Nothing showed on the first few drifts and as Neil called me up on the radio to announce his imminent arrival, I decided to stick around to see what would occur.
What did occur was probably the most frustrating single event that I've ever experienced in my fishing career but, at the same time , yet another invaluable lesson.
Neil had a crew of six, all fishing metal stingers with a sand eel teaser attached to each trace. No sooner had he arrived, on virtually the same drift as me, than he started to hammer the bass, where as I couldn't even buy a bite. '
Mostly , they were small but that's not the point. Every single drift produced fish after fish with Mick in particular absolutely 'mullering' them . Even changing my rig to match Neil's crew and copying their technique (I was that close) didn't work, nothing was hitting my lures, where as Neil's 'shoal' was getting pummelled by the bass.
Once he'd had a hundred, he stopped , as his crew were electing to keep the fish and he felt he couldn't justify continuing-forward thinking. In this time, I'd caught just two bass.!!!
Feeling totally deflated but more to the point, confused because I was absolutely one hundred percent sure I wasn't doing anything wrong, Neil suggested a possible solution.
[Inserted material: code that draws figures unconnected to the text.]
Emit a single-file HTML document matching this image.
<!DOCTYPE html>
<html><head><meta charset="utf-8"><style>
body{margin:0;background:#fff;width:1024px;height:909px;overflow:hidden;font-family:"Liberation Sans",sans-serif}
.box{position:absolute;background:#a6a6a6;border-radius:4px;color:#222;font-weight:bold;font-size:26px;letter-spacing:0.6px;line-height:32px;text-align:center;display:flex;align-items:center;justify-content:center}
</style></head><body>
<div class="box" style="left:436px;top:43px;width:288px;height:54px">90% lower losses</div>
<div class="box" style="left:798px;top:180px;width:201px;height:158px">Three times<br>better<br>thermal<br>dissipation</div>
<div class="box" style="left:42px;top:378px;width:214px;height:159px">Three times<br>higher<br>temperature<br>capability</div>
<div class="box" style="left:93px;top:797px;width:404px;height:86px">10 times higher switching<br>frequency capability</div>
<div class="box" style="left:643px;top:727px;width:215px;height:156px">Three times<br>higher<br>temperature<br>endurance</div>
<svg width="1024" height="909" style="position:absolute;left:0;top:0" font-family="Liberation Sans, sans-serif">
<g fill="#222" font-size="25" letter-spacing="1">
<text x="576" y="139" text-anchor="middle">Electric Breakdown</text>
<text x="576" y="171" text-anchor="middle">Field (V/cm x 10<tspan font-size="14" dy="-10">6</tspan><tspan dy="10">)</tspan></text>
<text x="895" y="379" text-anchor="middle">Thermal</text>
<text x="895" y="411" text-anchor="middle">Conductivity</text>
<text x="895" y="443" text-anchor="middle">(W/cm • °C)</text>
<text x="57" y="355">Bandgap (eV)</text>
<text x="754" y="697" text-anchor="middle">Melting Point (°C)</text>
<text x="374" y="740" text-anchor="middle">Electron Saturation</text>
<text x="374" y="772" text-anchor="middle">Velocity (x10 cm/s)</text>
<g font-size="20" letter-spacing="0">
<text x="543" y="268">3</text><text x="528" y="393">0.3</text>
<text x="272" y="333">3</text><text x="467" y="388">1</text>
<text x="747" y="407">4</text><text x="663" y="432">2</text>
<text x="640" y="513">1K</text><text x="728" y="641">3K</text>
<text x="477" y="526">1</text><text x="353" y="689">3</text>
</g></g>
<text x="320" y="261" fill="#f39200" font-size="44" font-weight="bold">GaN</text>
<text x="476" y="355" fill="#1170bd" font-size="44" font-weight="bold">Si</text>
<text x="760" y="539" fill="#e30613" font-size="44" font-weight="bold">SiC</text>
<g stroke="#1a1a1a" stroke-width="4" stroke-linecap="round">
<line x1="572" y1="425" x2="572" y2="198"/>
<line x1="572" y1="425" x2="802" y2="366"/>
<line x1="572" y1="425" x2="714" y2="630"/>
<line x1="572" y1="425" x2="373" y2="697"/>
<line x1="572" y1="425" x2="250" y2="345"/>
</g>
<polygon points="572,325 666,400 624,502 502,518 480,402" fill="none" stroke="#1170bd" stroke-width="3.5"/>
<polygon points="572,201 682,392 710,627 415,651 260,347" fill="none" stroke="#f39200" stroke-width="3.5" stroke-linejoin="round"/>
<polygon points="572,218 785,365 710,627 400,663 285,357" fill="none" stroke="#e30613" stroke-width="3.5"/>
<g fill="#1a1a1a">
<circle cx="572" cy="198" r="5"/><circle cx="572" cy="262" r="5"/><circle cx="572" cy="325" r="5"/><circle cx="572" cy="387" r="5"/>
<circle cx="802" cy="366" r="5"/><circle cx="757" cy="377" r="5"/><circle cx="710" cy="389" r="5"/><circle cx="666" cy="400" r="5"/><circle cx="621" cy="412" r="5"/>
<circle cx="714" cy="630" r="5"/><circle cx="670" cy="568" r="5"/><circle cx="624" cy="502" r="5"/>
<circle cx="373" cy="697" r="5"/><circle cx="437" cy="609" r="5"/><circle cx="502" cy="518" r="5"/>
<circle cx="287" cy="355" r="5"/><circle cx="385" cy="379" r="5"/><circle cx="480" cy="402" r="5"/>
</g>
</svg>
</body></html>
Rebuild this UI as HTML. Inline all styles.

With up to twelve lures in the water under his boat the bass were attracted by the 'commotion' and the catching of fish probably just added to the attraction. Its possible that they actually followed his boat around and to me, this is exactly what it looked like, but it was still excellent skippering and shows why he and Mick are such a well respected team.
Once 'Spirit' had left I felt I was in with a shout but it wasn't to be. They just seemed to disappear into thin air and my only catch before returning home was one solitary Pollack. A hard pill to swallow but once again, so much learned, and to think about for future sessions on lures. I'd failed miserably yet gained so much and returned to port with my tail well and truly between my legs. However, such is the way with fishing that by the time I reached my mooring, my mood had lifted and I was already planning my next assault.
As a footnote , plaice in good numbers are showing on marks near #48. Shaun had reported good numbers in his nets as passed the info on to the 'big three' charter boats and I understand that Steve on Jennifer's Pride has picked some good ones up to 4lb. Of more interest to me, is that they are also being plagued by pin whiting-perfect size for bass live bait. Knowledge is everything.